WRITTEN INSTRUCTION ::
Reproduce each line from the first in the data through the line that contains "xs = list(range(len(categories)))" exactly; give nothing else.

Figure scripts ::
■ ■ ■ ■ ■

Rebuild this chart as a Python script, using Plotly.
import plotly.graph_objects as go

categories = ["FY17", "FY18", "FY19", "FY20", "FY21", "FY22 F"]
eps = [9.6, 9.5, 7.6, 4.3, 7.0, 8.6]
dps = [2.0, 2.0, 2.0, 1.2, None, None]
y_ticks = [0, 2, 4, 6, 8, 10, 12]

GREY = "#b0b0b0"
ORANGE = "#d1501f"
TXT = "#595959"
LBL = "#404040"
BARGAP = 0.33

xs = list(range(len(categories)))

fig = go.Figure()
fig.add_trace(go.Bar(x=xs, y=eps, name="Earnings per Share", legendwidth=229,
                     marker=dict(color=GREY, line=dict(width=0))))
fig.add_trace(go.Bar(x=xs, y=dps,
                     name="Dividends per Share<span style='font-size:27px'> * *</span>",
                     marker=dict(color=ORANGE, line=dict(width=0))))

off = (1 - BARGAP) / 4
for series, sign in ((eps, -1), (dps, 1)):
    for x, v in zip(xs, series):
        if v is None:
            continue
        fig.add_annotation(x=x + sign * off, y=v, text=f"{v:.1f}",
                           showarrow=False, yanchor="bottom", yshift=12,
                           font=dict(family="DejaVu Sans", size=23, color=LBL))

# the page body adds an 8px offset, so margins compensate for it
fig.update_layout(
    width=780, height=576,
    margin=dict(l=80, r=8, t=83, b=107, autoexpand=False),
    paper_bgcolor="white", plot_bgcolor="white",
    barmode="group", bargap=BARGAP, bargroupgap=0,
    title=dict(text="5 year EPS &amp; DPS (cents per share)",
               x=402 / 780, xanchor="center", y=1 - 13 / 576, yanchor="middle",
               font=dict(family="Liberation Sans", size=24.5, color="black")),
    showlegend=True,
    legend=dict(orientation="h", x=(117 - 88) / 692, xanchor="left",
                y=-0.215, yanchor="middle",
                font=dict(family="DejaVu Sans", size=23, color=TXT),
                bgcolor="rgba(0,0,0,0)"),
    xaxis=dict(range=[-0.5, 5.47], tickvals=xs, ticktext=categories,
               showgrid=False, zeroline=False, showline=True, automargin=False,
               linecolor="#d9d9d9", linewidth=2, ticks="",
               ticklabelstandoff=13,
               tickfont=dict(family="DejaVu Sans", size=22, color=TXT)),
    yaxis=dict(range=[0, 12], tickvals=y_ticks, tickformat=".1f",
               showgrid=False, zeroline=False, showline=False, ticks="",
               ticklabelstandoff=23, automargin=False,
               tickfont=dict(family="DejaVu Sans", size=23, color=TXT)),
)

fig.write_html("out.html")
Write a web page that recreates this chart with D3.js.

■ ■ ■ ■ ■

RESULT ::
Rebuild this chart as a Python script, using Plotly.
import plotly.graph_objects as go

categories = ["FY17", "FY18", "FY19", "FY20", "FY21", "FY22 F"]
eps = [9.6, 9.5, 7.6, 4.3, 7.0, 8.6]
dps = [2.0, 2.0, 2.0, 1.2, None, None]
y_ticks = [0, 2, 4, 6, 8, 10, 12]

GREY = "#b0b0b0"
ORANGE = "#d1501f"
TXT = "#595959"
LBL = "#404040"
BARGAP = 0.33

xs = list(range(len(categories)))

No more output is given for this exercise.